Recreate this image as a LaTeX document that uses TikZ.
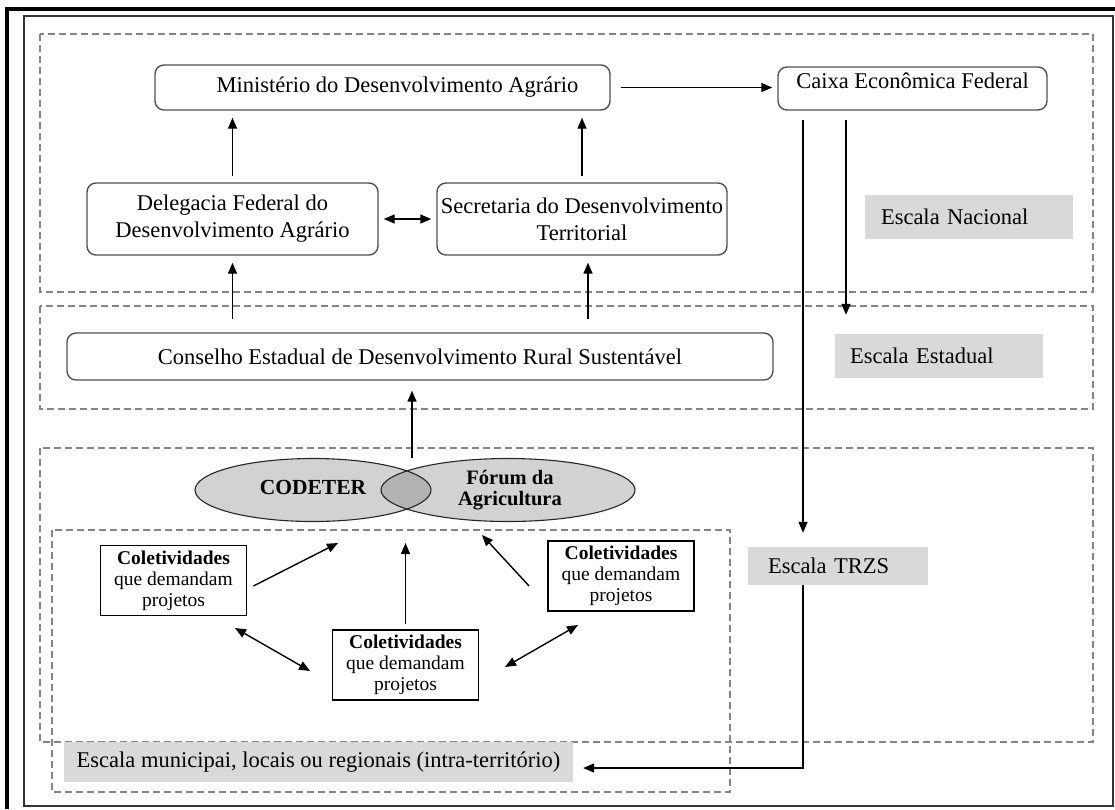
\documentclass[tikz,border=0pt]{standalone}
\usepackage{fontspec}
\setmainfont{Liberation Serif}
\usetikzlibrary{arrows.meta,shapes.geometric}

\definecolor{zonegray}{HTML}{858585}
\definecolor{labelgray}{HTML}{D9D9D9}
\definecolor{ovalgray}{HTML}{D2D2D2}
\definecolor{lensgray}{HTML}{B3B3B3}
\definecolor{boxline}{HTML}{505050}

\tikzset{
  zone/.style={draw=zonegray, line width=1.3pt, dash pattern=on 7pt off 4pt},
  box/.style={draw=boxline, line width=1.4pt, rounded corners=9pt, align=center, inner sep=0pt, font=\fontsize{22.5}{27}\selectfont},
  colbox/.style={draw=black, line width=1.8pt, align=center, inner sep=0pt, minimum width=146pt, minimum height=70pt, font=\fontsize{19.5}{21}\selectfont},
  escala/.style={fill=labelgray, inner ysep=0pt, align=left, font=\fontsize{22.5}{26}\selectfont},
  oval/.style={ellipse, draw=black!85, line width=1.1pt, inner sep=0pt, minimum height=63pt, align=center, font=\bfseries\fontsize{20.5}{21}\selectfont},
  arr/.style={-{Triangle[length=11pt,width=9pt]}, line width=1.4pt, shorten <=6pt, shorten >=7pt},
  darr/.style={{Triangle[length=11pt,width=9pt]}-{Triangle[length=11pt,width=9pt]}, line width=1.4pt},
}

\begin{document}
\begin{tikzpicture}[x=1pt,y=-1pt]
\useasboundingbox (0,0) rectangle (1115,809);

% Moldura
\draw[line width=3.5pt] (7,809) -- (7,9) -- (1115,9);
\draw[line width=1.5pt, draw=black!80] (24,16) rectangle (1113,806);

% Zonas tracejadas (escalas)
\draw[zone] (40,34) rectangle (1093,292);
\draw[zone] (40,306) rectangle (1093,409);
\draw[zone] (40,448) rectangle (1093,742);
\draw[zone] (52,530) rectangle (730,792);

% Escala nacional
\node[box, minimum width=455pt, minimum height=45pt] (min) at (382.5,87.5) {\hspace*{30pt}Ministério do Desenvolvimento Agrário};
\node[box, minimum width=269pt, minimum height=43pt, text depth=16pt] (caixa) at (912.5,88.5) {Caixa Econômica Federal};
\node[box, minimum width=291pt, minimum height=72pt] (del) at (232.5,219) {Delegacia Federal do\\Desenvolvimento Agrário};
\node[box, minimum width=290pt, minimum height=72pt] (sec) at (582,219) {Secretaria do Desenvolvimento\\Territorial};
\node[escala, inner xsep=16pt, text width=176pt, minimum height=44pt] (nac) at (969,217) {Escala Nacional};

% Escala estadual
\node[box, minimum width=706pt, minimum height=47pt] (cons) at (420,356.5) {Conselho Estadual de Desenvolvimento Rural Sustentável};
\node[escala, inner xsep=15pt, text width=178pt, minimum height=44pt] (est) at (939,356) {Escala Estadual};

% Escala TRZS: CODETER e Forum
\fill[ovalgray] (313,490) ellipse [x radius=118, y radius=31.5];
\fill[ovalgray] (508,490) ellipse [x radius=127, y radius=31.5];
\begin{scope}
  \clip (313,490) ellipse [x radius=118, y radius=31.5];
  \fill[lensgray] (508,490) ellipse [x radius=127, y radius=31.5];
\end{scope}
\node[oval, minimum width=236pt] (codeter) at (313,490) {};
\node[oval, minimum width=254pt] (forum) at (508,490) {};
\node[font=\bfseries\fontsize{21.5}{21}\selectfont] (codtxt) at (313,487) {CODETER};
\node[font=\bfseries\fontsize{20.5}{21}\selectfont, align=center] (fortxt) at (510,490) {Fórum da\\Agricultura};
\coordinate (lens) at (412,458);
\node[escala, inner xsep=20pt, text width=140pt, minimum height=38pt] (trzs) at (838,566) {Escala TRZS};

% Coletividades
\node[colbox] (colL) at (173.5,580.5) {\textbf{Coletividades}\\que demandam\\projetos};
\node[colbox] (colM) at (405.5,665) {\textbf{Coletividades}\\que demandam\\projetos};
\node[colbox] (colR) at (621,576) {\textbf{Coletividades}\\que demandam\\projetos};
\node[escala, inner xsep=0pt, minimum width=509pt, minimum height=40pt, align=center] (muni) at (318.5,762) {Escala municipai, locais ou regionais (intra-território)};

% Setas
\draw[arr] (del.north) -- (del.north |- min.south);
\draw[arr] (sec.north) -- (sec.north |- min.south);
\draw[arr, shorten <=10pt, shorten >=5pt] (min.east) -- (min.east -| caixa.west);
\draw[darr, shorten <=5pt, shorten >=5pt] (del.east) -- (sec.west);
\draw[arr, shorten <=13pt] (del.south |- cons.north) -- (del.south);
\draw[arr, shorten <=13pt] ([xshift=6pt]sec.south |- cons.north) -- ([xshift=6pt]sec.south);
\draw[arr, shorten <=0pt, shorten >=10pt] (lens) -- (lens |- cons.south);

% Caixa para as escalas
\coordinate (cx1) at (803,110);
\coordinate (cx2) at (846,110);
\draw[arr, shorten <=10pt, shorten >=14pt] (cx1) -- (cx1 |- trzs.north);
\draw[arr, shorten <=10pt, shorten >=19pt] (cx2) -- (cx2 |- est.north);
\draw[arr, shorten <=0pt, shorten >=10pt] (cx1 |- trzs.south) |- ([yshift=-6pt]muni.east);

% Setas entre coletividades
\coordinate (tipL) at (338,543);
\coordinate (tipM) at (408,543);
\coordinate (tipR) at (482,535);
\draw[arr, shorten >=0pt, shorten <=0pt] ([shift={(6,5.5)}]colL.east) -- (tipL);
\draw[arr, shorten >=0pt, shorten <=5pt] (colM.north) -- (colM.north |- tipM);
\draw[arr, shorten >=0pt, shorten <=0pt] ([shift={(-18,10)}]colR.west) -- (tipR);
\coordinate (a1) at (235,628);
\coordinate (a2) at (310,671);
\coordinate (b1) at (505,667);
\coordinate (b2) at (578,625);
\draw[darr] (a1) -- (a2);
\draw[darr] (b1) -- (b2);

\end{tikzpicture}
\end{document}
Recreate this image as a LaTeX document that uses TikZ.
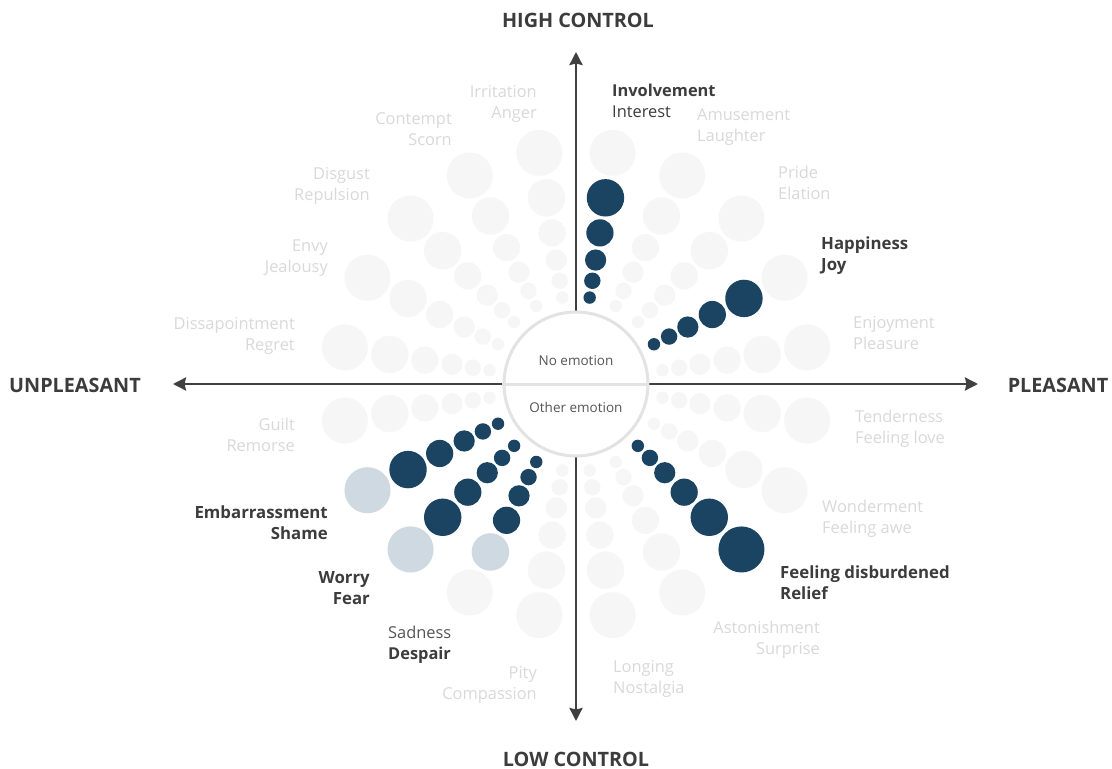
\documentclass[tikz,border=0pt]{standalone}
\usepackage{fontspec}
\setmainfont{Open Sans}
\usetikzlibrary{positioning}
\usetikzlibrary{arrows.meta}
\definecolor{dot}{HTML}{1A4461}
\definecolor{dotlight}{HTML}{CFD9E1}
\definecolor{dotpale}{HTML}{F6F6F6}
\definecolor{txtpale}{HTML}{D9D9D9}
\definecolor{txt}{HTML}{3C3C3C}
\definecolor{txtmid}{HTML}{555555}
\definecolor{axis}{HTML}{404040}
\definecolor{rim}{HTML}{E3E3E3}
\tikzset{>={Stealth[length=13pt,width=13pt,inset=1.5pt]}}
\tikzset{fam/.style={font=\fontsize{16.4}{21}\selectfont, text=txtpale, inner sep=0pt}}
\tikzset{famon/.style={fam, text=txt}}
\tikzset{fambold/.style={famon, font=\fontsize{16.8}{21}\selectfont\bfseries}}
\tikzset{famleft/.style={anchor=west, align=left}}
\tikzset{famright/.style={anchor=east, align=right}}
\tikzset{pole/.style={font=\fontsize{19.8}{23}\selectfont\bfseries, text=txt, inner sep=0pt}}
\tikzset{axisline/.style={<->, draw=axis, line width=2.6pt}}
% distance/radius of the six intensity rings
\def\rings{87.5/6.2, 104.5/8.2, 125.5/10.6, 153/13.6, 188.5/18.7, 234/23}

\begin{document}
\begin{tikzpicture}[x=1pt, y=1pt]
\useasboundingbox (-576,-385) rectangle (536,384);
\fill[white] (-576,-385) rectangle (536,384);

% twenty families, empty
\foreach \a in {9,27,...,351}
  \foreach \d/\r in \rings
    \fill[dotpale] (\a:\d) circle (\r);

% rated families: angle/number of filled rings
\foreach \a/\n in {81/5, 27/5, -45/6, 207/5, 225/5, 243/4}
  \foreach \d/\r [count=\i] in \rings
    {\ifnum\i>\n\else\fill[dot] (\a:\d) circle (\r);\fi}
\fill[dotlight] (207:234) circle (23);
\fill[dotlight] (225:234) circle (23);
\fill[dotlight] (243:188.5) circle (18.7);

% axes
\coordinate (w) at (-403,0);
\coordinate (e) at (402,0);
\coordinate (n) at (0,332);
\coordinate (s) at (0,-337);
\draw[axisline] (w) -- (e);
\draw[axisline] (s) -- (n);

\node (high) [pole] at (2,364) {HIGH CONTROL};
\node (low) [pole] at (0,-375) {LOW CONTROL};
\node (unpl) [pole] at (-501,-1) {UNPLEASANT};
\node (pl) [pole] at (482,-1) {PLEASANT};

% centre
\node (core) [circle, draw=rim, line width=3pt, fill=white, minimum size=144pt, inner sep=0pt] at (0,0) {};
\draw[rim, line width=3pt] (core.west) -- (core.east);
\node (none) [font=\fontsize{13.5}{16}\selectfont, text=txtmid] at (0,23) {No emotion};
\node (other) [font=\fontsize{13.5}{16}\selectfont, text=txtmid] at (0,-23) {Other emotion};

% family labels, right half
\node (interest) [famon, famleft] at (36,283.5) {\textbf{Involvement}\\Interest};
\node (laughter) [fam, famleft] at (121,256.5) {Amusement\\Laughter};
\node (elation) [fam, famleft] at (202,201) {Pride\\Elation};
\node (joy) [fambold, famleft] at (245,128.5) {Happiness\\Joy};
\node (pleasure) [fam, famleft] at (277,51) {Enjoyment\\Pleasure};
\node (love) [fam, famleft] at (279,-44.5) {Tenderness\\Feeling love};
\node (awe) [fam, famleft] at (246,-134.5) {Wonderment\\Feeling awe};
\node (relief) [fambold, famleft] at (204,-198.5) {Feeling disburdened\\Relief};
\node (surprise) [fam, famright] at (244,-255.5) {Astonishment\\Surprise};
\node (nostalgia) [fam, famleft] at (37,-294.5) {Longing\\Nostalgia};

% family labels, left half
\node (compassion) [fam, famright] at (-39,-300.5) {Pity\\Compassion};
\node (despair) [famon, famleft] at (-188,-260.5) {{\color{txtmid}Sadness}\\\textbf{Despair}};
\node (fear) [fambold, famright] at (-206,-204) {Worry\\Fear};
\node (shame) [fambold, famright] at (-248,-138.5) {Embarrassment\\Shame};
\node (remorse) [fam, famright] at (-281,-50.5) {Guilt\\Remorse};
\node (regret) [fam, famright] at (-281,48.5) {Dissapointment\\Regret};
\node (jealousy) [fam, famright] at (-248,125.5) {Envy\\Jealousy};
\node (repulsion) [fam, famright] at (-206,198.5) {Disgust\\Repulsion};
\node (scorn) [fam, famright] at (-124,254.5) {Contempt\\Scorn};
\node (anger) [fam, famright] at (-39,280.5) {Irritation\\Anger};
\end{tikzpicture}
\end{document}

Directions for this task: Repeat, with no pictures, each line from the beginning of the data through the line containing "(24,16) rectangle (1113,806);", inclusive.

Task solution:
Recreate this image as a LaTeX document that uses TikZ.
\documentclass[tikz,border=0pt]{standalone}
\usepackage{fontspec}
\setmainfont{Liberation Serif}
\usetikzlibrary{arrows.meta,shapes.geometric}

\definecolor{zonegray}{HTML}{858585}
\definecolor{labelgray}{HTML}{D9D9D9}
\definecolor{ovalgray}{HTML}{D2D2D2}
\definecolor{lensgray}{HTML}{B3B3B3}
\definecolor{boxline}{HTML}{505050}

\tikzset{
  zone/.style={draw=zonegray, line width=1.3pt, dash pattern=on 7pt off 4pt},
  box/.style={draw=boxline, line width=1.4pt, rounded corners=9pt, align=center, inner sep=0pt, font=\fontsize{22.5}{27}\selectfont},
  colbox/.style={draw=black, line width=1.8pt, align=center, inner sep=0pt, minimum width=146pt, minimum height=70pt, font=\fontsize{19.5}{21}\selectfont},
  escala/.style={fill=labelgray, inner ysep=0pt, align=left, font=\fontsize{22.5}{26}\selectfont},
  oval/.style={ellipse, draw=black!85, line width=1.1pt, inner sep=0pt, minimum height=63pt, align=center, font=\bfseries\fontsize{20.5}{21}\selectfont},
  arr/.style={-{Triangle[length=11pt,width=9pt]}, line width=1.4pt, shorten <=6pt, shorten >=7pt},
  darr/.style={{Triangle[length=11pt,width=9pt]}-{Triangle[length=11pt,width=9pt]}, line width=1.4pt},
}

\begin{document}
\begin{tikzpicture}[x=1pt,y=-1pt]
\useasboundingbox (0,0) rectangle (1115,809);

% Moldura
\draw[line width=3.5pt] (7,809) -- (7,9) -- (1115,9);
\draw[line width=1.5pt, draw=black!80] (24,16) rectangle (1113,806);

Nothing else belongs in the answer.